Description of the task: Write the lines out again, from the top of the material to the line containing "linewidth=0.3, zorder=4, clip_on=False)", pictures excluded.

Records:
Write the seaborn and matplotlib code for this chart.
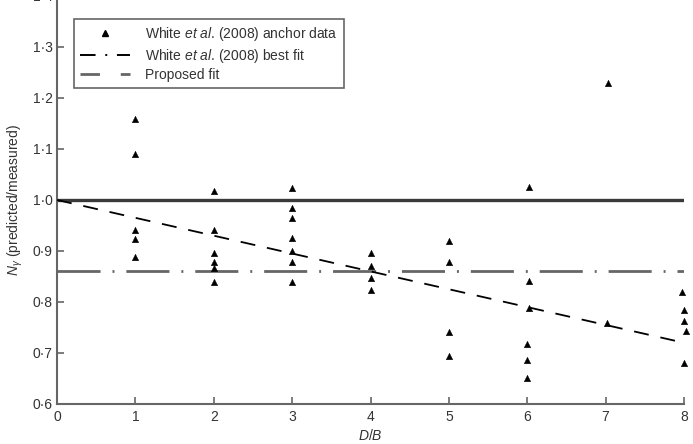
import numpy as np
import pandas as pd
import matplotlib
matplotlib.use("Agg")
import matplotlib.pyplot as plt
from matplotlib.lines import Line2D
from matplotlib.ticker import FuncFormatter
import seaborn as sns

# ---- data ----
db_x = [1, 1, 1, 1, 1,
        2, 2, 2, 2, 2, 2,
        3, 3, 3, 3, 3, 3, 3,
        4, 4, 4, 4,
        5, 5, 5, 5,
        6, 6, 6, 6, 6, 6,
        7, 7,
        8, 8, 8, 8, 8]
ratio_y = [1.159, 1.090, 0.941, 0.923, 0.888,
           1.018, 0.941, 0.896, 0.878, 0.867, 0.840,
           1.023, 0.985, 0.964, 0.926, 0.900, 0.879, 0.839,
           0.897, 0.871, 0.847, 0.824,
           0.920, 0.879, 0.742, 0.695,
           1.025, 0.841, 0.789, 0.718, 0.686, 0.651,
           1.230, 0.759,
           0.820, 0.785, 0.762, 0.744, 0.680]
db_jitter = [0, 0, 0, 0, 0,
             0, 0, 0, 0, 0, 0,
             0, 0, 0, 0, 0, 0, 0,
             0, 0, 0, 0,
             0, 0, 0, 0,
             0.02, 0.02, 0.02, 0, 0, 0,
             0.03, 0.02,
             -0.02, 0, 0, 0.02, 0]

white_fit = 0.86
perfect = 1.0
fit_x = [0, 8]
fit_y = [1.0, 0.72]

anchor = pd.DataFrame({"DB": np.array(db_x) + np.array(db_jitter), "ratio": ratio_y})
fit = pd.DataFrame({"DB": fit_x, "ratio": fit_y})

sns.set_style("ticks")
plt.rcParams["font.family"] = ["Liberation Sans", "DejaVu Sans"]
plt.rcParams["mathtext.fontset"] = "custom"
plt.rcParams["mathtext.rm"] = "Liberation Sans"
plt.rcParams["mathtext.it"] = "Liberation Sans:italic"

fig = plt.figure(figsize=(6.93, 4.44), dpi=100)
ax = fig.add_axes([0.0823, 0.0901, 0.9047, 0.919])

grey = "#666666"

ax.axhline(perfect, color="#3a3a3a", lw=2.4, zorder=2)
ax.axhline(white_fit, color=grey, lw=2.0, dashes=(15.5, 4.3, 0.7, 4.3), zorder=2)
sns.lineplot(data=fit, x="DB", y="ratio", ax=ax, color="black", lw=1.3,
             dashes=False, zorder=3)
ax.lines[-1].set_dashes((8.3, 6.6))
sns.scatterplot(data=anchor, x="DB", y="ratio", ax=ax, marker="^", color="black",
                s=22, edgecolor="black", linewidth=0.3, zorder=4, clip_on=False)

ax.set_xlim(0, 8)
ax.set_ylim(0.6, 1.4)
ax.set_xticks(range(0, 9))
ax.set_yticks(np.arange(0.6, 1.41, 0.1))
dot = FuncFormatter(lambda v, p: f"{v:.1f}".replace(".", "\u00b7"))
ax.yaxis.set_major_formatter(dot)
ax.tick_params(direction="in", length=5, width=1.2, color=grey, labelsize=10,
               labelcolor="#333333")
ax.tick_params(axis="x", pad=4)
ax.tick_params(axis="y", pad=3)
for s in ["top", "right"]:
    ax.spines[s].set_visible(False)
for s in ["left", "bottom"]:
    ax.spines[s].set_color(grey)
    ax.spines[s].set_linewidth(1.5)

ax.set_xlabel("$\\it{D/B}$", fontsize=10, color="#333333", labelpad=3)
ax.set_ylabel("$N_{\\gamma}$ (predicted/measured)", fontsize=10, color="#333333", labelpad=6)

handles = [
    Line2D([], [], ls="none", marker="^", color="black", markersize=4.5),
    Line2D([], [], color="black", lw=1.4, dashes=(8, 5, 1, 5)),
    Line2D([], [], color=grey, lw=2.0, dashes=(7, 7.5)),
]
labels = [
    "White $\\it{et\\ al}$. (2008) anchor data",
    "White $\\it{et\\ al}$. (2008) best fit",
    "Proposed fit",
]
leg = ax.legend(handles, labels, loc="upper left", bbox_to_anchor=(0.027, 0.944),
                borderaxespad=0, fontsize=10, handlelength=3.6, handletextpad=1.1,
                labelspacing=0.25, borderpad=0.45, fancybox=False, framealpha=1,
                edgecolor=grey)
leg.get_frame().set_linewidth(1.2)
for t in leg.get_texts():
    t.set_color("#333333")

# the reference frame has extra room on the right
fig.canvas.draw()
frame = leg.get_frame()
frame.set_width(frame.get_width() + 16)

fig.savefig("out.png", dpi=100)
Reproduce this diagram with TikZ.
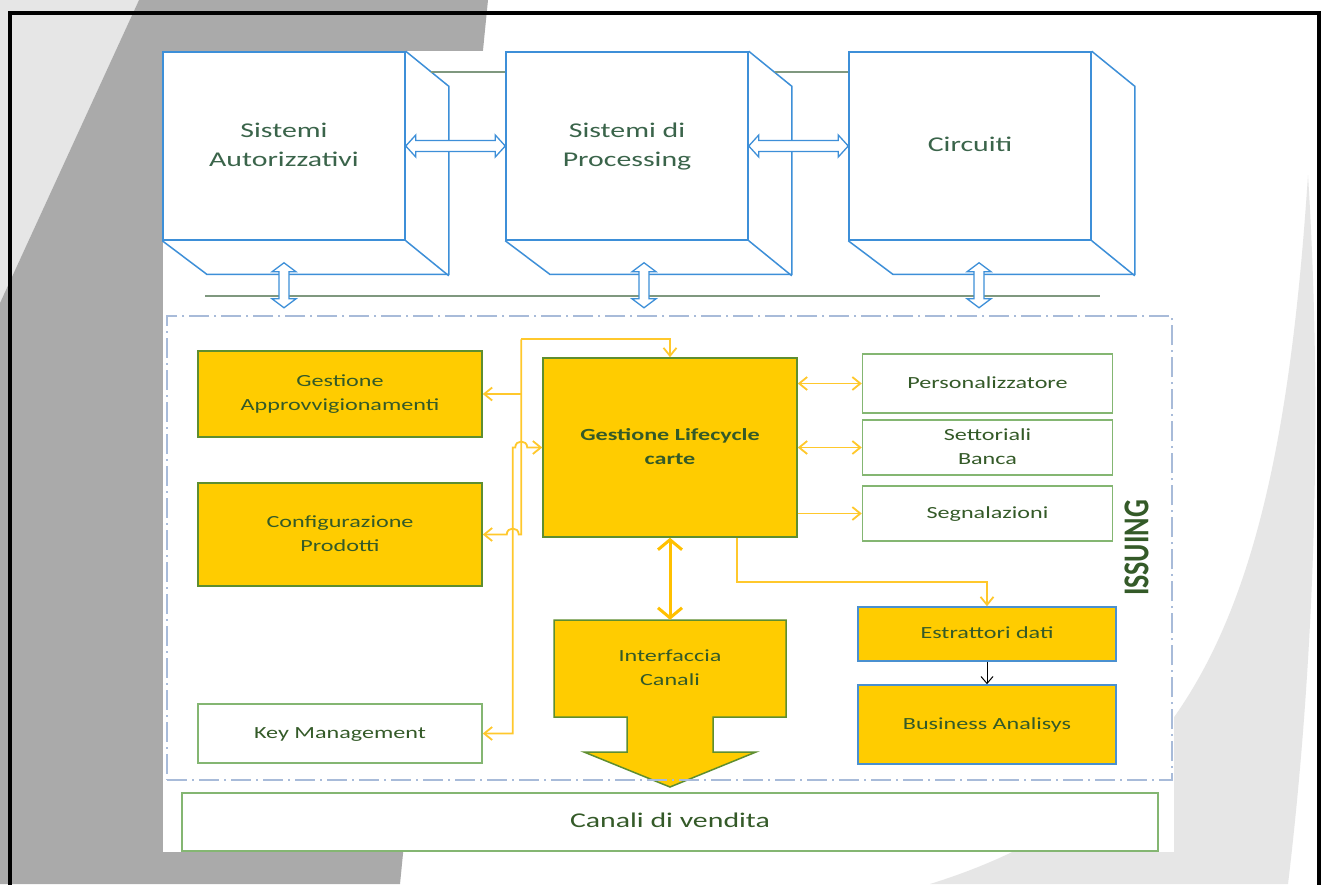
\documentclass[tikz,border=0pt]{standalone}
\usepackage{fontspec}
\setmainfont{Carlito}
\usetikzlibrary{arrows.meta,calc}
\definecolor{bgdark}{HTML}{AAAAAA}
\definecolor{bglight}{HTML}{E6E6E6}
\definecolor{cubeblue}{HTML}{3D8FD8}
\definecolor{busgreen}{HTML}{7F987F}
\definecolor{txtgreen}{HTML}{345A28}
\definecolor{cubetxt}{HTML}{3A644A}
\definecolor{yfill}{HTML}{FFCC00}
\definecolor{yborder}{HTML}{5E8E30}
\definecolor{wborder}{HTML}{84B672}
\definecolor{yline}{HTML}{FFC82C}
\definecolor{ythickc}{HTML}{FFC000}
\definecolor{dashblue}{HTML}{A8BBD9}
\definecolor{eborder}{HTML}{4A90D0}
\newcommand\stx[1]{\scalebox{1.42}[1]{\begin{tabular}{@{}c@{}}#1\end{tabular}}}
\newcommand\hollowH[2]{\draw[hollow] (#1) -- ($(#1)+(10,-11)$) -- ($(#1)+(10,-5.5)$) -- ($(#2)+(-10,-5.5)$) -- ($(#2)+(-10,-11)$) -- (#2) -- ($(#2)+(-10,11)$) -- ($(#2)+(-10,5.5)$) -- ($(#1)+(10,5.5)$) -- ($(#1)+(10,11)$) -- cycle;}
\newcommand\hollowV[2]{\draw[hollow] (#1) -- ($(#1)+(12,9)$) -- ($(#1)+(5,9)$) -- ($(#2)+(5,-9)$) -- ($(#2)+(12,-9)$) -- (#2) -- ($(#2)+(-12,-9)$) -- ($(#2)+(-5,-9)$) -- ($(#1)+(-5,9)$) -- ($(#1)+(-12,9)$) -- cycle;}
\begin{document}
\begin{tikzpicture}[x=1pt,y=-1pt,
  cubeface/.style={draw=cubeblue, line width=1.5pt, fill=white, minimum width=242pt, minimum height=188pt, inner sep=0pt, text=cubetxt, font=\fontsize{21}{29}\selectfont},
  cubeedge/.style={draw=cubeblue, line width=1.5pt, line join=miter},
  bus/.style={draw=busgreen, line width=2pt},
  hollow/.style={draw=cubeblue, line width=1.3pt, fill=white, line join=miter},
  boxtext/.style={inner sep=0pt, text=txtgreen, font=\fontsize{17}{24}\selectfont},
  ybox/.style={boxtext, draw=yborder, line width=1.5pt, fill=yfill},
  wbox/.style={boxtext, draw=wborder, line width=1.5pt, fill=white},
  ebox/.style={boxtext, draw=eborder, line width=1.5pt, fill=yfill},
  ylink/.style={draw=yline, line width=1.8pt},
  ythick/.style={draw=ythickc, line width=3pt},
  ybarb/.tip={Straight Barb[length=8pt,width=13pt]},
  ybig/.tip={Straight Barb[length=10pt,width=24pt]},
  issuingframe/.style={draw=dashblue, line width=2pt, dash pattern=on 20pt off 5pt on 2pt off 5pt, minimum width=1005pt, minimum height=464pt, inner sep=0pt}
]
\useasboundingbox (0,0) rectangle (1327,884);
\clip (0,0) rectangle (1327,884);
% background
\fill[white] (0,0) rectangle (1327,884);
\fill[bglight] (0,0) -- (139,0) -- (0,303) -- cycle;
\fill[bgdark] (139,0) -- (488,0) -- (400,884) -- (0,884) -- (0,303) -- cycle;
\fill[bglight] (1308,175) .. controls (1325,450) and (1310,700) .. (1288,884) -- (930,884) .. controls (1200,800) and (1280,600) .. (1308,175) -- cycle;
\draw[line width=4pt, black] (9.5,890) -- (9.5,12.5) -- (1319,12.5) -- (1319,890);
\fill[white] (163,51) rectangle (1174,852);

% cubes
\node[cubeface] (c1) at (284,146) {\stx{Sistemi\\Autorizzativi}};
\node[cubeface] (c2) at (627,146) {\stx{Sistemi di\\Processing}};
\node[cubeface] (c3) at (970,146) {\stx{Circuiti}};
\foreach \c in {c1,c2,c3}{
  \draw[cubeedge] (\c.north east) -- ++(43,35) -- ++(0,188) -- ++(-242,0) -- (\c.south west);
  \draw[cubeedge] (\c.south east) -- ++(43,35);
}
\draw[bus] ($(c1.north east)+(25,21)$) -- ($(c2.north west)+(0,21)$);
\draw[bus] ($(c2.north east)+(26,21)$) -- ($(c3.north west)+(0,21)$);
\draw[bus] ($(c1.south west)+(43,55)$) -- ($(c3.south east)+(8,55)$);
\hollowH{c1.east}{c2.west}
\hollowH{c2.east}{c3.west}
\coordinate (v1t) at ($(c1.south)+(0,22)$);
\coordinate (v1b) at ($(c1.south)+(0,67)$);
\coordinate (v2t) at ($(c2.south)+(17,22)$);
\coordinate (v2b) at ($(c2.south)+(17,67)$);
\coordinate (v3t) at ($(c3.south)+(9,22)$);
\coordinate (v3b) at ($(c3.south)+(9,67)$);
\hollowV{v1t}{v1b}
\hollowV{v2t}{v2b}
\hollowV{v3t}{v3b}

% issuing boxes
\node[ybox, minimum width=284pt, minimum height=86pt] (ga) at (340,394) {\stx{Gestione\\Approvvigionamenti}};
\node[ybox, minimum width=284pt, minimum height=103pt] (cp) at (340,534.5) {\stx{Configurazione\\Prodotti}};
\node[wbox, minimum width=284pt, minimum height=59pt] (km) at (340,733.5) {\stx{Key Management}};
\node[ybox, minimum width=254pt, minimum height=179pt, font=\fontsize{17}{24}\selectfont\bfseries] (lc) at (670,447.5) {\stx{Gestione Lifecycle\\carte}};
\node[wbox, minimum width=250pt, minimum height=59pt] (pe) at (987.5,383.5) {\stx{Personalizzatore}};
\node[wbox, minimum width=250pt, minimum height=55pt] (sb) at (987.5,447.5) {\stx{Settoriali\\Banca}};
\node[wbox, minimum width=250pt, minimum height=55pt] (sg) at (987.5,513.5) {\stx{Segnalazioni}};
\node[ebox, minimum width=258pt, minimum height=54pt] (ed) at (987,634) {\stx{Estrattori dati}};
\node[ebox, minimum width=258pt, minimum height=79pt] (ba) at (987,724.5) {\stx{Business Analisys}};

\coordinate (icc) at (670,668.5);
\draw[draw=yborder, line width=1.5pt, fill=yfill, line join=miter]
  ($(icc)+(-116,-48.5)$) -- ($(icc)+(116,-48.5)$) -- ($(icc)+(116,48.5)$) -- ($(icc)+(43,48.5)$) -- ($(icc)+(43,83.5)$) -- ($(icc)+(86,83.5)$) -- ($(icc)+(0,118.5)$) -- ($(icc)+(-86,83.5)$) -- ($(icc)+(-43,83.5)$) -- ($(icc)+(-43,48.5)$) -- ($(icc)+(-116,48.5)$) -- cycle;
\node[boxtext, minimum width=232pt, minimum height=97pt] (ic) at (icc) {\stx{Interfaccia\\Canali}};

\node[issuingframe] (issuing) at (669.5,548) {};
\node[rotate=90, inner sep=0pt, text=txtgreen, font=\fontsize{28}{30}\selectfont\bfseries] (issuingtxt) at (1136.5,548) {\scalebox{1}[1.3]{ISSUING}};

\node[wbox, minimum width=976pt, minimum height=58pt, font=\fontsize{21}{26}\selectfont] (cv) at (670,822) {\stx{Canali di vendita}};

% yellow connectors
\coordinate (ja) at ($(lc.north west)+(-21,-18)$);
\coordinate (jb) at ($(km.east)+(30,0)$);
\draw[ylink,-ybarb] (ja) -| (lc.north);
\draw[ylink,-ybarb] (ja |- ga.east) -- (ga.east);
\draw[ylink,-ybarb] (ja) -- (ja |- cp.east) -- ($(jb |- cp.east)+(6,0)$)
  .. controls ($(jb |- cp.east)+(6,-8)$) and ($(jb |- cp.east)+(-6,-8)$) .. ($(jb |- cp.east)+(-6,0)$) -- (cp.east);
\draw[ylink,ybarb-ybarb] (km.east) -- (jb) -- (jb |- lc.west) -- ($(ja |- lc.west)+(-6,0)$)
  .. controls ($(ja |- lc.west)+(-6,-8)$) and ($(ja |- lc.west)+(6,-8)$) .. ($(ja |- lc.west)+(6,0)$) -- (lc.west);
\draw[ylink,ybarb-ybarb] (lc.east |- pe.west) -- (pe.west);
\draw[ylink,ybarb-ybarb] (lc.east |- sb.west) -- (sb.west);
\draw[ylink,-ybarb] (lc.east |- sg.west) -- (sg.west);
\draw[ylink,-ybarb] ($(lc.south west)+(195,0)$) -- ++(0,44) -| (ed.north);
\draw[black, line width=1pt, -{Straight Barb[length=7pt,width=12pt]}] (ed.south) -- (ba.north);
\draw[ythick, ybig-ybig] (lc.south) -- (ic.north);
\end{tikzpicture}
\end{document}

Result for this task:
Write the seaborn and matplotlib code for this chart.
import numpy as np
import pandas as pd
import matplotlib
matplotlib.use("Agg")
import matplotlib.pyplot as plt
from matplotlib.lines import Line2D
from matplotlib.ticker import FuncFormatter
import seaborn as sns

# ---- data ----
db_x = [1, 1, 1, 1, 1,
        2, 2, 2, 2, 2, 2,
        3, 3, 3, 3, 3, 3, 3,
        4, 4, 4, 4,
        5, 5, 5, 5,
        6, 6, 6, 6, 6, 6,
        7, 7,
        8, 8, 8, 8, 8]
ratio_y = [1.159, 1.090, 0.941, 0.923, 0.888,
           1.018, 0.941, 0.896, 0.878, 0.867, 0.840,
           1.023, 0.985, 0.964, 0.926, 0.900, 0.879, 0.839,
           0.897, 0.871, 0.847, 0.824,
           0.920, 0.879, 0.742, 0.695,
           1.025, 0.841, 0.789, 0.718, 0.686, 0.651,
           1.230, 0.759,
           0.820, 0.785, 0.762, 0.744, 0.680]
db_jitter = [0, 0, 0, 0, 0,
             0, 0, 0, 0, 0, 0,
             0, 0, 0, 0, 0, 0, 0,
             0, 0, 0, 0,
             0, 0, 0, 0,
             0.02, 0.02, 0.02, 0, 0, 0,
             0.03, 0.02,
             -0.02, 0, 0, 0.02, 0]

white_fit = 0.86
perfect = 1.0
fit_x = [0, 8]
fit_y = [1.0, 0.72]

anchor = pd.DataFrame({"DB": np.array(db_x) + np.array(db_jitter), "ratio": ratio_y})
fit = pd.DataFrame({"DB": fit_x, "ratio": fit_y})

sns.set_style("ticks")
plt.rcParams["font.family"] = ["Liberation Sans", "DejaVu Sans"]
plt.rcParams["mathtext.fontset"] = "custom"
plt.rcParams["mathtext.rm"] = "Liberation Sans"
plt.rcParams["mathtext.it"] = "Liberation Sans:italic"

fig = plt.figure(figsize=(6.93, 4.44), dpi=100)
ax = fig.add_axes([0.0823, 0.0901, 0.9047, 0.919])

grey = "#666666"

ax.axhline(perfect, color="#3a3a3a", lw=2.4, zorder=2)
ax.axhline(white_fit, color=grey, lw=2.0, dashes=(15.5, 4.3, 0.7, 4.3), zorder=2)
sns.lineplot(data=fit, x="DB", y="ratio", ax=ax, color="black", lw=1.3,
             dashes=False, zorder=3)
ax.lines[-1].set_dashes((8.3, 6.6))
sns.scatterplot(data=anchor, x="DB", y="ratio", ax=ax, marker="^", color="black",
                s=22, edgecolor="black", linewidth=0.3, zorder=4, clip_on=False)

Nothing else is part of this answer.